# Weird ?? Dish Home on 501??



## CG789 (Apr 15, 2002)

I pressed the dish button in the ceter of the remote and it went to channel 100 but you cant select anything. It seems frozen but i can get out of it by pressing guide. Has anyone else had this problem? If so, what is going on???


----------



## BobaBird (Mar 31, 2002)

I've never heard of the buttong doing anything other than light up (endless hours of cheap thrills!). Sounds like the 501 may now be getting the Dish Interactive upgrade that started rolling out to 301s last week. Is your receiver software newer than P154 (menu,6,1,3)?


----------



## CG789 (Apr 15, 2002)

Do you mean for the locals ? Yes. Why?

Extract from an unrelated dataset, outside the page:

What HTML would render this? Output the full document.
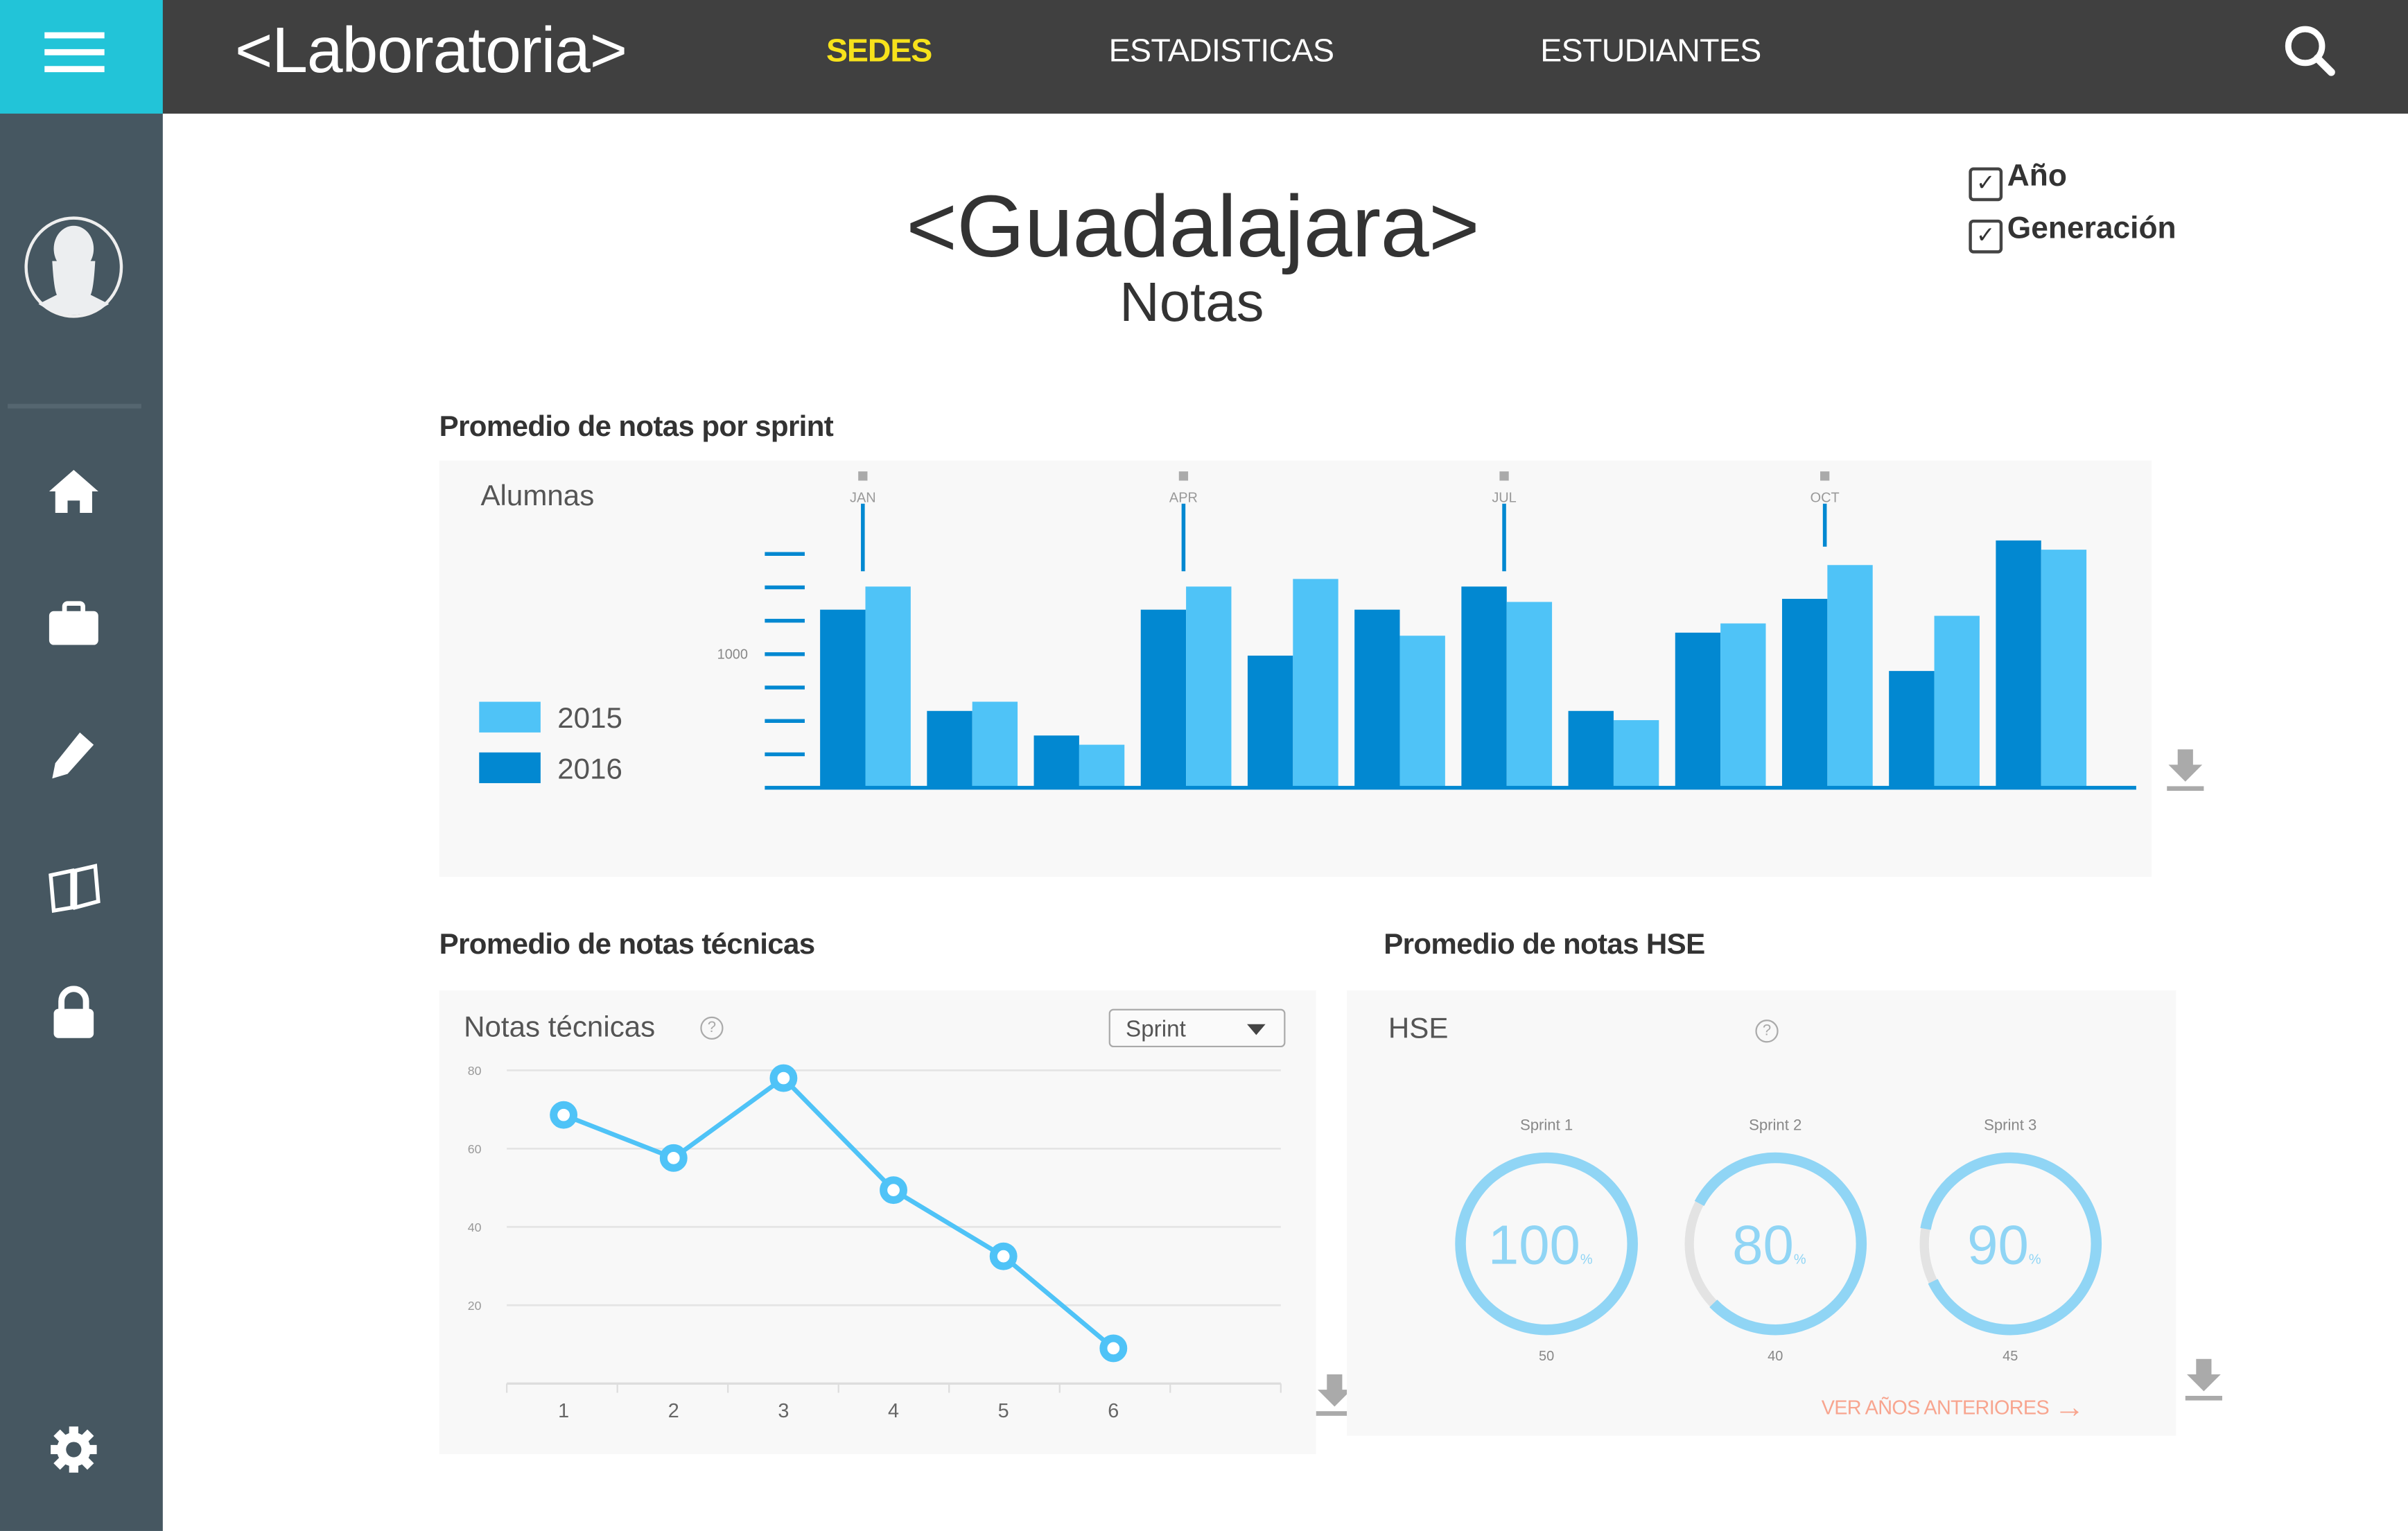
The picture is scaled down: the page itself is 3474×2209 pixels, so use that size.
<!DOCTYPE html>
<html><head><meta charset="utf-8">
<style>
html,body{margin:0;padding:0;width:3474px;height:2209px;overflow:hidden;background:#fff}
#root{position:absolute;left:0;top:0;width:1568px;height:997px;transform:scale(2.2156);transform-origin:0 0;font-family:"Liberation Sans",sans-serif;background:#fff}
.abs{position:absolute}
.nav{color:#fff;font-size:21px;top:22px}
.sec{font-size:19px;font-weight:bold;color:#333;letter-spacing:-0.3px}
.panel{background:#f8f8f8}
.sb{position:absolute;left:30px;width:36px;height:36px}
.cb{display:inline-block;width:18px;height:18px;border:2px solid #444;border-radius:3px;vertical-align:-3px;font-size:15px;line-height:18px;text-align:center;font-weight:normal;margin-right:3px}
</style></head><body>
<div id="root">
  <div class="abs" style="left:0;top:0;width:1568px;height:74px;background:#404040"></div>
  <div class="abs" style="left:0;top:0;width:106px;height:74px;background:#22c4d8">
    <div class="abs" style="left:29px;top:21px;width:39px;height:4px;background:#fff"></div>
    <div class="abs" style="left:29px;top:32px;width:39px;height:4px;background:#fff"></div>
    <div class="abs" style="left:29px;top:43px;width:39px;height:4px;background:#fff"></div>
  </div>
  <div class="abs" style="left:153px;top:9px;font-size:42px;color:#fff;letter-spacing:-0.5px">&lt;Laboratoria&gt;</div>
  <div class="abs nav" style="left:538px;color:#f7e21b;font-weight:bold;letter-spacing:-0.5px">SEDES</div>
  <div class="abs nav" style="left:722px;letter-spacing:-0.3px">ESTADISTICAS</div>
  <div class="abs nav" style="left:1003px;letter-spacing:-0.3px">ESTUDIANTES</div>
  <svg class="abs" style="left:1484px;top:14px" width="40" height="40"><circle cx="17" cy="16" r="11" stroke="#fff" stroke-width="4" fill="none"/><line x1="25" y1="24" x2="34" y2="33" stroke="#fff" stroke-width="5" stroke-linecap="round"/></svg>

  <div class="abs" style="left:0;top:74px;width:106px;height:923px;background:#465761">
    <svg class="abs" style="left:15px;top:66px" width="66" height="68"><ellipse cx="33" cy="34" rx="31" ry="32" stroke="#eee" stroke-width="2" fill="none"/><ellipse cx="33" cy="22" rx="13" ry="15" fill="#eceef0"/><path d="M19 30 Q20 48 22 52 L10 58 Q33 72 56 58 L44 52 Q46 48 47 30 Z" fill="#eceef0"/></svg>
    <div class="abs" style="left:5px;top:189px;width:87px;height:3px;background:#556670"></div>
    <svg class="sb" style="top:228px"><path d="M18 4 L34 18 L30 18 L30 32 L22 32 L22 24 L14 24 L14 32 L6 32 L6 18 L2 18 Z" fill="#fff"/></svg>
    <svg class="sb" style="top:316px"><rect x="2" y="8" width="32" height="22" rx="3" fill="#fff"/><rect x="12" y="3" width="12" height="7" rx="2" stroke="#fff" stroke-width="3" fill="none"/></svg>
    <svg class="sb" style="top:400px"><path d="M22 3 L31 11 L14 30 L4 33 L6 23 Z" fill="#fff"/></svg>
    <svg class="sb" style="top:486px"><path d="M3 10 L17 7 L17 31 L5 33 Z M19 7 L32 4 L34 27 L19 31 Z" stroke="#fff" stroke-width="2.5" fill="none"/></svg>
    <svg class="sb" style="top:568px"><rect x="5" y="15" width="26" height="19" rx="3" fill="#fff"/><path d="M10 16 V10 A8 8 0 0 1 26 10 V16" stroke="#fff" stroke-width="4" fill="none"/></svg>
    <svg class="sb" style="top:852px"><circle cx="18" cy="18" r="11" fill="#fff"/><g stroke="#fff" stroke-width="6"><line x1="18" y1="3" x2="18" y2="33"/><line x1="3" y1="18" x2="33" y2="18"/><line x1="7" y1="7" x2="29" y2="29"/><line x1="29" y1="7" x2="7" y2="29"/></g><circle cx="18" cy="18" r="5" fill="#465761"/></svg>
  </div>

  <div class="abs" style="left:590px;top:115px;font-size:57px;color:#333;letter-spacing:-0.3px">&lt;Guadalajara&gt;</div>
  <div class="abs" style="left:729px;top:176px;font-size:36px;color:#333">Notas</div>
  <div class="abs" style="left:1282px;top:104px;font-size:20px;font-weight:bold;color:#333"><span class="cb">✓</span>Año</div>
  <div class="abs" style="left:1282px;top:138px;font-size:20px;font-weight:bold;color:#333"><span class="cb">✓</span>Generación</div>

  <div class="abs sec" style="left:286px;top:268px">Promedio de notas por sprint</div>
  <div class="abs panel" style="left:286px;top:300px;width:1115px;height:271px"></div>
  <div class="abs" style="left:313px;top:313px;font-size:19px;color:#555">Alumnas</div>
  <div class="abs" style="left:312px;top:457px;font-size:19px;color:#555"><span style="display:inline-block;width:40px;height:20px;background:#4fc3f7;vertical-align:-3px;margin-right:11px"></span>2015</div>
  <div class="abs" style="left:312px;top:490px;font-size:19px;color:#555"><span style="display:inline-block;width:40px;height:20px;background:#0288d1;vertical-align:-3px;margin-right:11px"></span>2016</div>
  <svg class="abs" id="barsvg" style="left:0;top:0" width="1568" height="997"></svg>
  <svg class="abs" style="left:1410px;top:486px" width="26" height="30"><path d="M8 2 H18 V12 H24 L13 23 L2 12 H8 Z" fill="#aaa"/><rect x="1" y="26" width="24" height="3" fill="#aaa"/></svg>

  <div class="abs sec" style="left:286px;top:605px">Promedio de notas técnicas</div>
  <div class="abs panel" style="left:286px;top:645px;width:571px;height:302px"></div>
  <div class="abs" style="left:302px;top:659px;font-size:19px;color:#555">Notas técnicas</div>
  <div class="abs" style="left:456px;top:662px;width:13px;height:13px;border:1.5px solid #aaa;border-radius:50%;font-size:10px;color:#aaa;text-align:center;line-height:13px">?</div>
  <div class="abs" style="left:722px;top:657px;width:115px;height:25px;border:1.5px solid #aaa;border-radius:3px;background:#fafafa;font-size:15px;color:#555;line-height:25px;box-sizing:border-box;padding-left:10px">Sprint<span style="position:absolute;right:12px;top:9px;width:0;height:0;border-left:6px solid transparent;border-right:6px solid transparent;border-top:7px solid #444"></span></div>
  <svg class="abs" id="linesvg" style="left:0;top:0" width="1568" height="997"></svg>
  <svg class="abs" style="left:856px;top:893px" width="26" height="30"><path d="M8 2 H18 V12 H24 L13 23 L2 12 H8 Z" fill="#aaa"/><rect x="1" y="26" width="24" height="3" fill="#aaa"/></svg>

  <div class="abs sec" style="left:901px;top:605px">Promedio de notas HSE</div>
  <div class="abs panel" style="left:877px;top:645px;width:540px;height:290px"></div>
  <div class="abs" style="left:904px;top:660px;font-size:19px;color:#555">HSE</div>
  <div class="abs" style="left:1143px;top:664px;width:13px;height:13px;border:1.5px solid #aaa;border-radius:50%;font-size:10px;color:#aaa;text-align:center;line-height:13px">?</div>
  <svg class="abs" id="hsesvg" style="left:0;top:0" width="1568" height="997"></svg>
  <div class="abs" style="left:1186px;top:906px;font-size:13px;color:#f8a58f;letter-spacing:-0.3px">VER AÑOS ANTERIORES <span style="font-size:20px;vertical-align:-2px">→</span></div>
  <svg class="abs" style="left:1422px;top:883px" width="26" height="30"><path d="M8 2 H18 V12 H24 L13 23 L2 12 H8 Z" fill="#aaa"/><rect x="1" y="26" width="24" height="3" fill="#aaa"/></svg>
</div>
<script>
var NS='http://www.w3.org/2000/svg';
function mk(p,t,a){var e=document.createElementNS(NS,t);for(var k in a)e.setAttribute(k,a[k]);p.appendChild(e);return e;}
// ---- sprint bar chart data ----
var sprints=['1','2','3','4','5','6','7','8','9','10','11','12'];
var values2016=[1333,575,391,1333,989,1333,1506,575,1161,1414,874,1851];
var values2015=[1506,644,322,1506,1563,1138,1391,506,1230,1667,1287,1782];
var months=['JAN','APR','JUL','OCT'];
var monthPos=[0.4,3.4,6.4,9.4];
var yTicks=[250,500,750,1000,1250,1500,1750];
var yTickLabels=['','','','1000','','',''];
var bs=document.getElementById('barsvg');
var base=513,pxPer=87/1000,x0=534,step=69.6,bw=29.5;
function by(v){return base-v*pxPer;}
function bx(i){return x0+i*step;}
yTicks.forEach(function(t,i){
  var l=mk(bs,'line',{x1:498,x2:524,y1:by(t),y2:by(t),stroke:'#0288d1','stroke-width':2.5});
  
  
  if(yTickLabels[i]){var tx=mk(bs,'text',{x:487,y:by(t)+3,'font-size':9,fill:'#888','text-anchor':'end','font-family':'Liberation Sans'});tx.textContent=yTickLabels[i];
  
  }
});
sprints.forEach(function(s,i){
  var r1=mk(bs,'rect',{x:bx(i),y:by(values2016[i]),width:bw,height:values2016[i]*pxPer,fill:'#0288d1'});
  
  
  var r2=mk(bs,'rect',{x:bx(i)+bw,y:by(values2015[i]),width:bw,height:values2015[i]*pxPer,fill:'#4fc3f7'});
  
  
});
var ax=mk(bs,'line',{x1:498,x2:1391,y1:base,y2:base,stroke:'#0288d1','stroke-width':2.5});


months.forEach(function(m,i){
  var x=bx(monthPos[i]);
  var g=mk(bs,'g',{});
  
  
  mk(g,'rect',{x:x-3,y:307,width:6,height:6,fill:'#aaa'});
  var t=mk(g,'text',{x:x,y:327,'font-size':9,fill:'#999','text-anchor':'middle','font-family':'Liberation Sans'});t.textContent=m;
  mk(g,'line',{x1:x,x2:x,y1:328,y2:m==='OCT'?356:372,stroke:'#0288d1','stroke-width':2.5});
});
// ---- tech line chart data ----
var techLabels=['1','2','3','4','5','6'];
var techValues=[68.6,57.6,78,49.4,32.5,9];
var techTicks=[20,40,60,80];
var ls=document.getElementById('linesvg');
var ly0=901,lpx=51/20,lx0=367,lstep=71.6;
function ly(v){return ly0-v*lpx;}
function lx(i){return lx0+i*lstep;}
techTicks.forEach(function(t){
  var l=mk(ls,'line',{x1:330,x2:834,y1:ly(t),y2:ly(t),stroke:'#e4e4e4','stroke-width':1.2});
  
  
  var tx=mk(ls,'text',{x:309,y:ly(t)+3,'font-size':8,fill:'#999','text-anchor':'middle','font-family':'Liberation Sans'});tx.textContent=t;
  
  
});
var lax=mk(ls,'line',{x1:330,x2:834,y1:ly0,y2:ly0,stroke:'#ddd','stroke-width':1.5});


for(var k=0;k<=7;k++){var xx=330+k*(504/7);mk(ls,'line',{x1:xx,x2:xx,y1:ly0,y2:ly0+6,stroke:'#ddd','stroke-width':1});}
techLabels.forEach(function(s,i){
  var t=mk(ls,'text',{x:lx(i),y:923,'font-size':13,fill:'#666','text-anchor':'middle','font-family':'Liberation Sans'});t.textContent=s;
  
  
});
var pts=techValues.map(function(v,i){return lx(i)+','+ly(v);}).join(' ');
var pl=mk(ls,'polyline',{points:pts,fill:'none',stroke:'#4fc3f7','stroke-width':3});


techValues.forEach(function(v,i){
  var c=mk(ls,'circle',{cx:lx(i),cy:ly(v),r:6.5,fill:'#fff',stroke:'#4fc3f7','stroke-width':5});
  
  
});
// ---- HSE donuts ----
var hseLabels=['Sprint 1','Sprint 2','Sprint 3'];
var hsePercent=[100,80,90];
var hseCounts=['50','40','45'];
var hs=document.getElementById('hsesvg');
var hcx=[1007,1156,1309],hcy=810,hr=56;
hseLabels.forEach(function(s,i){
  var g=mk(hs,'g',{});
  
  
  var t=mk(g,'text',{x:hcx[i],y:736,'font-size':10,fill:'#888','text-anchor':'middle','font-family':'Liberation Sans'});t.textContent=s;
  var C=2*Math.PI*hr;
  var p=hsePercent[i];
  var gap=(100-p)*3.6;
  var rot=172-gap/2-p*3.6;
  mk(g,'circle',{cx:hcx[i],cy:hcy,r:hr,fill:'none',stroke:'#e3e3e3','stroke-width':6});
  mk(g,'circle',{cx:hcx[i],cy:hcy,r:hr,fill:'none',stroke:'#90d5f5','stroke-width':7,'stroke-dasharray':(C*p/100)+' '+C,transform:'rotate('+rot+' '+hcx[i]+' '+hcy+')'});
  var tv=mk(g,'text',{x:hcx[i]-4,y:hcy+13,'font-size':36,fill:'#90d5f5','text-anchor':'middle','font-family':'Liberation Sans'});tv.textContent=p;
  var ts=mk(g,'tspan',{'font-size':9});ts.textContent='%';tv.appendChild(ts);
  var tc=mk(g,'text',{x:hcx[i],y:886,'font-size':9,fill:'#888','text-anchor':'middle','font-family':'Liberation Sans'});tc.textContent=hseCounts[i];
});
</script>
</body></html>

And the Software is P155.


----------



## kstuart (Apr 25, 2002)

When you press the yellow button on your remote, does your image freeze?


----------



## CG789 (Apr 15, 2002)

Yeah It Has the Dish HOme Main Menu


----------



## Adam Richey (Mar 25, 2002)

Dang. I really look forward to getting Dish Home on my receiver. I am waiting for the locals AND interactive upgrade. I'm getting anxious. LOL. I'm sure Dish is almost ready to start the locals upgrade to the 501's. I'm surprised the interactive upgrade has begun for 501's already though.


----------